[PATCH/RFC] Pre-increment preparation pass

Mon Feb 4 20:52:30 PST 2013

On Feb 4, 2013, at 7:33 PM, Hal Finkel <hfinkel at anl.gov> wrote:
> 
> If you don't mind, I'd appreciate some more specific advice. First, is the current implementation of LSR capable of performing this transformation:
>>> for (int i = 0; i < N; ++i) {
>>> x[i] = y[i]
>>> }
>>> needs to be transformed to look more like this:
>>> T *a = x[-1], *b = y[-1];
>>> for (int i = 0; i < N; ++i) {
>>> *++a = *++b;
>>> }
> or is this what the "straight-line address-chain formation pass" you imagine would do? If LSR can do this, what contributes to the decision of whether or not it should be done? In some sense, this is the most important part because this is what enables using the pre-increment forms in the first place. Convincing LSR to otherwise form the chains in unrolled loops seems to be a function of the chain cost functions. Where should I start looking to see how to modify those?
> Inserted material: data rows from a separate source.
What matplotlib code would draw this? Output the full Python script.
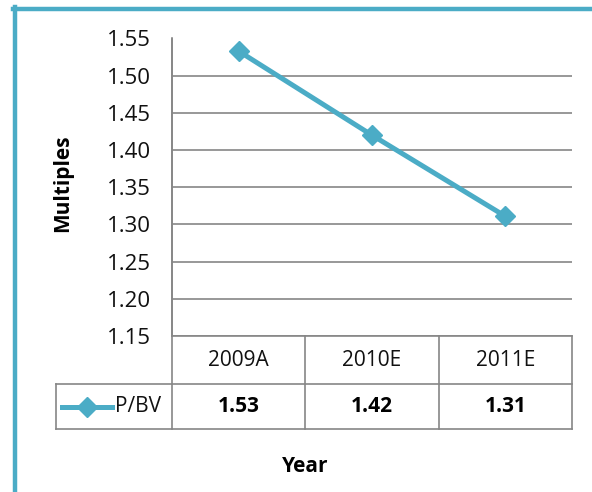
import matplotlib.pyplot as plt
from matplotlib.lines import Line2D

years = ["2009A", "2010E", "2011E"]
pbv = [1.533, 1.42, 1.311]
series_name = "P/BV"
yticks = [1.15, 1.20, 1.25, 1.30, 1.35, 1.40, 1.45, 1.50, 1.55]

teal = "#4BACC6"
grid = "#868686"
font = "Open Sans"

W, H = 592, 492
fig = plt.figure(figsize=(W / 100, H / 100), dpi=100)

# plot area in pixel terms
left, right, top, bottom = 172, 572, 38.5, 336
ax = fig.add_axes([left / W, 1 - bottom / H, (right - left) / W, (bottom - top) / H])

x = list(range(len(years)))
ax.plot(x, pbv, color=teal, lw=3.6, marker="D", ms=10, zorder=3, clip_on=False)

ax.set_xlim(-0.5, len(years) - 0.5)
ax.set_ylim(yticks[0], yticks[-1])
ax.set_yticks(yticks)
ax.set_yticklabels([f"{t:.2f}" for t in yticks], fontsize=16, family=font,
                   color="#111111")
ax.tick_params(axis="y", length=0, pad=15)
ax.set_xticks([])
ax.grid(axis="y", color=grid, lw=1.2)
ax.set_axisbelow(True)
for s in ["top", "right", "bottom"]:
    ax.spines[s].set_visible(False)
ax.spines["left"].set_color(grid)
ax.spines["left"].set_linewidth(1.2)

# data table under the plot (x in data units, y in axes units)
tr = ax.get_xaxis_transform()
px = (right - left) / 3.0  # pixels per category
row1 = -(384 - bottom) / (bottom - top)
row2 = -(429 - bottom) / (bottom - top)
leg_left = -0.5 - (left - 56) / px
lk = dict(color=grid, lw=1.2, transform=tr, clip_on=False)
ax.plot([-0.5, 2.5], [0, 0], **lk)
ax.plot([leg_left, 2.5], [row1, row1], **lk)
ax.plot([leg_left, 2.5], [row2, row2], **lk)
ax.plot([-0.5, -0.5], [1, row2], **lk)
ax.plot([leg_left, leg_left], [row1, row2], **lk)
for b in [0.5, 1.5, 2.5]:
    ax.plot([b, b], [0, row2], **lk)

for i, (yr, v) in enumerate(zip(years, pbv)):
    ax.text(i, row1 / 2, yr, transform=tr, ha="center", va="center",
            fontsize=15, family=font, color="#111111")
    ax.text(i, (row1 + row2) / 2, f"{v:.2f}", transform=tr, ha="center",
            va="center", fontsize=15, family=font, fontweight="bold")

# legend key inside the table
ymid = (row1 + row2) / 2
kx0 = -0.5 - (left - 62) / px
kx1 = -0.5 - (left - 112) / px
ax.plot([kx0, kx1], [ymid, ymid], color=teal, lw=3.6, transform=tr, clip_on=False)
ax.plot([(kx0 + kx1) / 2], [ymid], color=teal, marker="D", ms=10,
        transform=tr, clip_on=False)
ax.text(-0.5 - (left - 115) / px, ymid, series_name, transform=tr,
        ha="left", va="center", fontsize=15, family=font, color="#111111")

fig.text(63 / W, 1 - 183 / H, "Multiples", rotation=90, ha="center", va="center",
         fontsize=15, fontweight="bold", family=font)
fig.text(305 / W, 1 - 466 / H, "Year", ha="center", va="center",
         fontsize=15, fontweight="bold", family=font)

# teal frame around the chart
fig.add_artist(Line2D([14.5 / W, 14.5 / W], [0, 1 - 7 / H], color=teal, lw=3.2))
fig.add_artist(Line2D([13 / W, 1], [1 - 8.5 / H, 1 - 8.5 / H], color=teal, lw=3.2))

fig.savefig("out.png", dpi=100)
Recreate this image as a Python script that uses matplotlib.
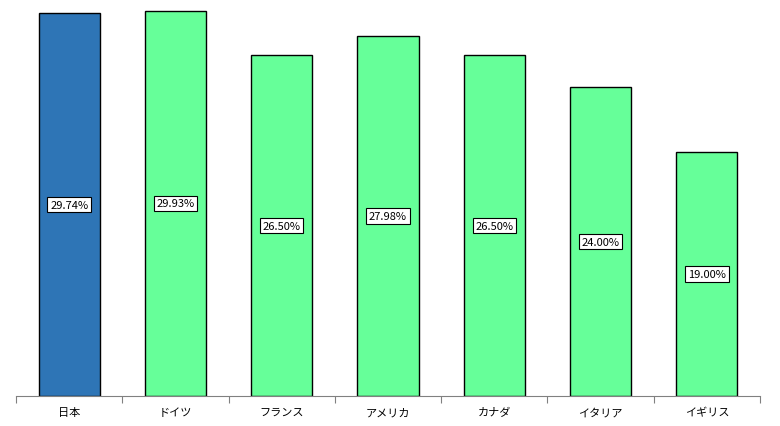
import matplotlib
matplotlib.use("Agg")
import matplotlib.pyplot as plt

plt.rcParams['font.family'] = ['Noto Sans CJK JP', 'DejaVu Sans']

categories = ["日本", "ドイツ", "フランス", "アメリカ", "カナダ", "イタリア", "イギリス"]
values = [29.74, 29.93, 26.50, 27.98, 26.50, 24.00, 19.00]
colors = ["#2e75b6"] + ["#66ff99"] * 6

fig = plt.figure(figsize=(7.8, 4.27), dpi=100)
ax = fig.add_axes([16/780, 1 - 397/427, 744/780, 386/427])
x = list(range(len(categories)))
ax.bar(x, values, width=0.575, color=colors, edgecolor="black", linewidth=1)
for xi, v in zip(x, values):
    ax.text(xi, v / 2, f"{v:.2f}%", ha="center", va="center", fontsize=8,
            bbox=dict(boxstyle="square,pad=0.25", facecolor="white", edgecolor="black", linewidth=0.8))
ax.set_xlim(-0.5, len(categories) - 0.5)
ax.set_ylim(0, 30)
for s in ["top", "right", "left"]:
    ax.spines[s].set_visible(False)
ax.spines["bottom"].set_color("#808080")
ax.set_yticks([])
ax.set_xticks([i - 0.5 for i in range(len(categories) + 1)], minor=False)
ax.set_xticklabels([])
ax.tick_params(axis="x", which="major", length=5, color="#808080")
ax.set_xticks(x, minor=True)
ax.set_xticklabels(categories, minor=True, fontsize=8)
ax.tick_params(axis="x", which="minor", length=0, pad=8)
fig.savefig("out.png", dpi=100)
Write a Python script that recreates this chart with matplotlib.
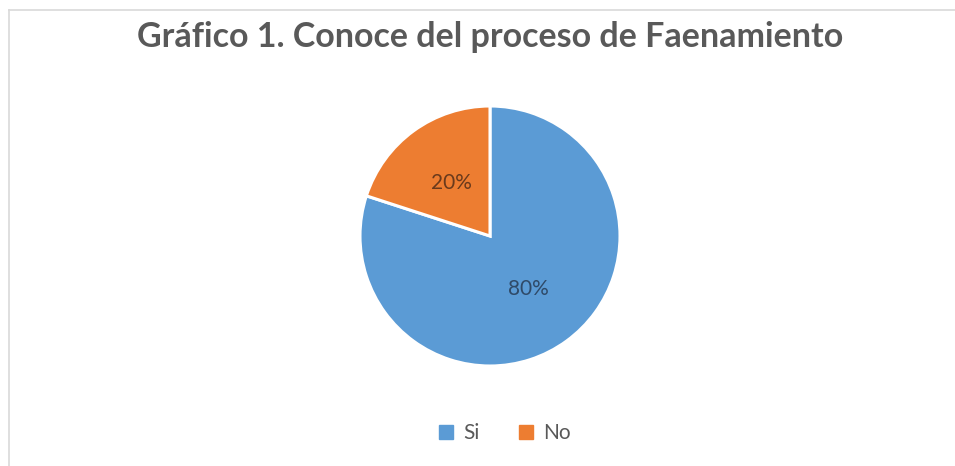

Now, regarding modifying the LSR pass itself. The chain heuristics are in isProfitableIncrement and isProfitableChain.

It should be able to handle the above loop. I might be more likely to handle an unrolled version, but that's a matter of heuristics.

I haven't looked at how LSR handles vectorized loops yet… you may find some interesting behavior.

-Andy